How many tons of alfalfa can you get per acre?
US yields vary by region and water access, while UK lucerne guidance from AHDB uses 12 tonnes of dry matter per hectare as a strong example for suitable sites. For business planning, many farms model 3 to 6 tons per acre for dry hay in the US, then stress test lower yields for establishment year, drought, pest pressure and delayed cutting. The plan should show yield by cutting, not just annual average.
What equipment do you need for alfalfa farming?
The core list is a tractor, drill or planting contractor, mower-conditioner, rake, baler, bale handling equipment, moisture tester, storage space, and transport. Many startups should contract mowing or baling at first and spend capital on soil correction, water access, forage testing and barn storage, because quality loss can cost more than custom-hire fees.

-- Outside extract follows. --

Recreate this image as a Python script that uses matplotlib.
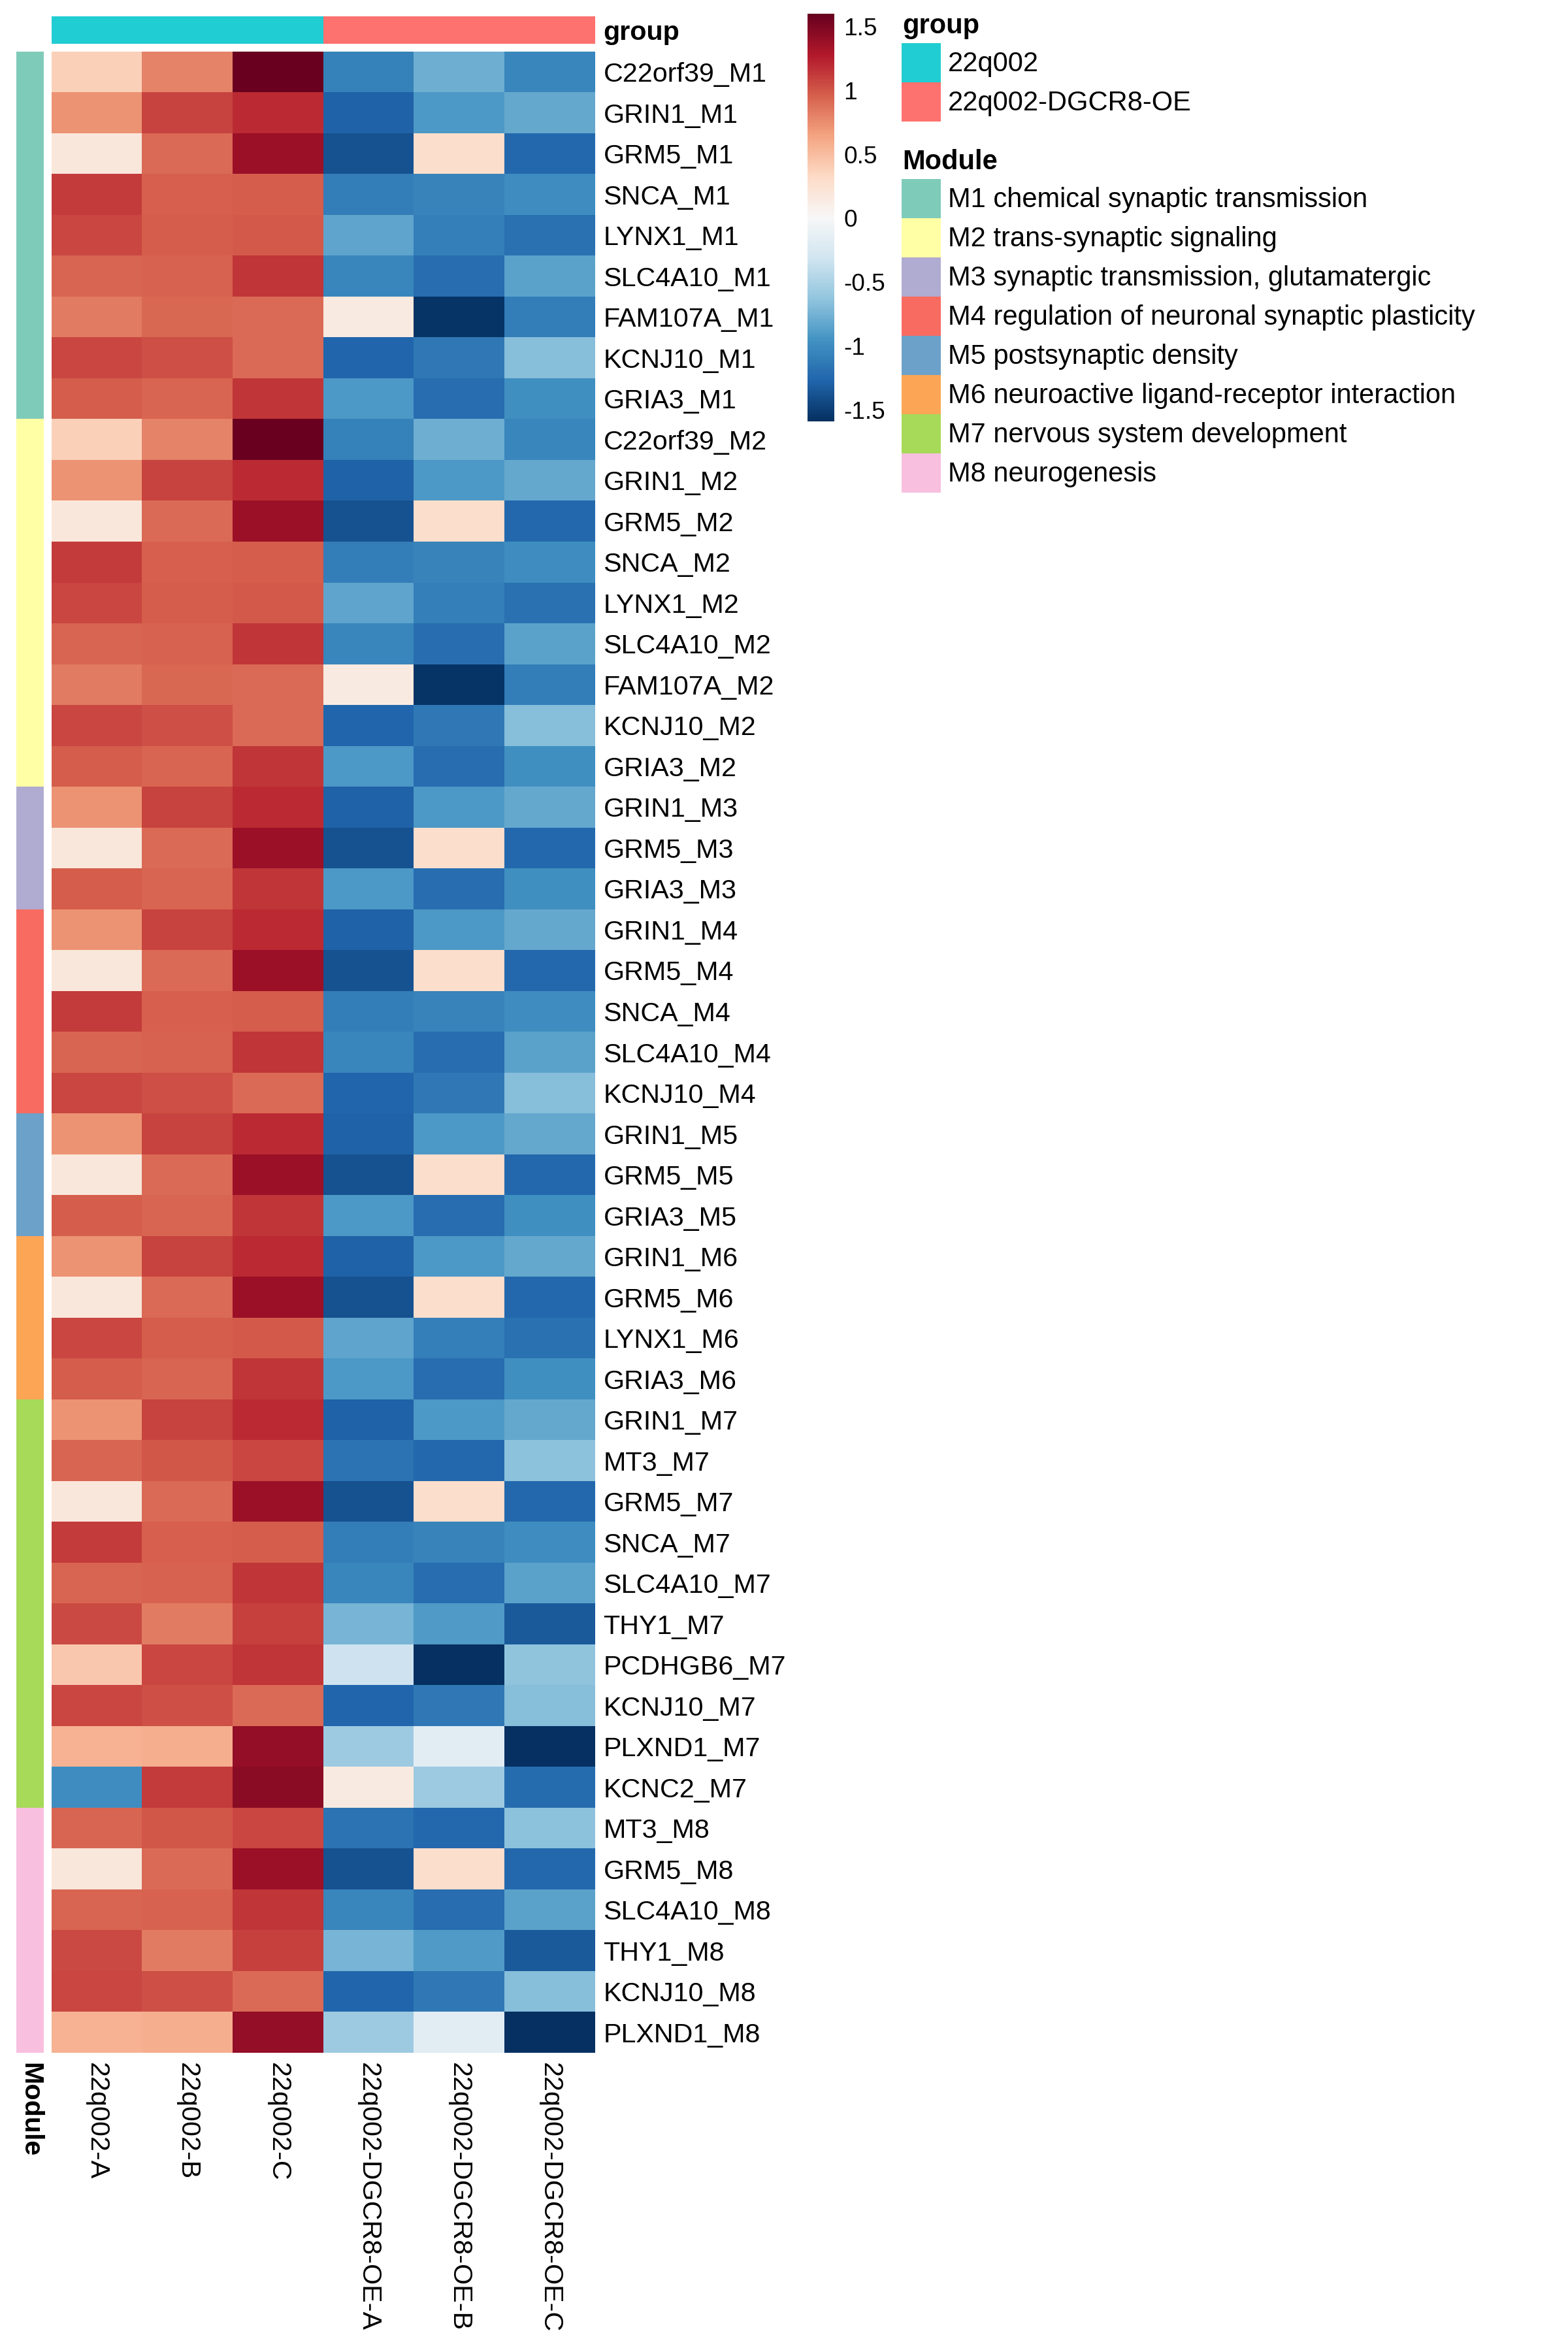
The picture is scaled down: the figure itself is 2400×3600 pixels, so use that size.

Do you need a licence to grow and sell alfalfa hay?
Usually the crop itself does not require a special crop licence, but the operating plan may trigger pesticide, water, organic, vehicle, employment and tax requirements. In the US, restricted use pesticides require certification under EPA and state rules. In England, taking more than 20 cubic metres of water per day is likely to need an Environment Agency abstraction licence, and professional pesticide spraying can require a Certificate of Competence.
What should an alfalfa farming business plan include for a lender?
A lender needs acreage control, soil and water evidence, machinery ownership or contractor agreements, yield assumptions by cutting, buyer contracts or letters of intent, storage and quality controls, crop insurance approach, startup budget, repayment source and downside cases. The strongest plans connect the funding ask to specific assets such as irrigation work, baling equipment, barn storage or working capital for the first crop year.
Who buys alfalfa hay from a new farm?
The main buyer groups are dairies, beef producers, horse barns, feed stores, exporters, hay brokers and livestock operations that want tested forage. Dairy buyers often care about protein, relative feed value and consistent truckloads. Equine buyers care about mold, dust, blister beetle risk in some regions, bale handling, cutting, storage and clear forage analysis.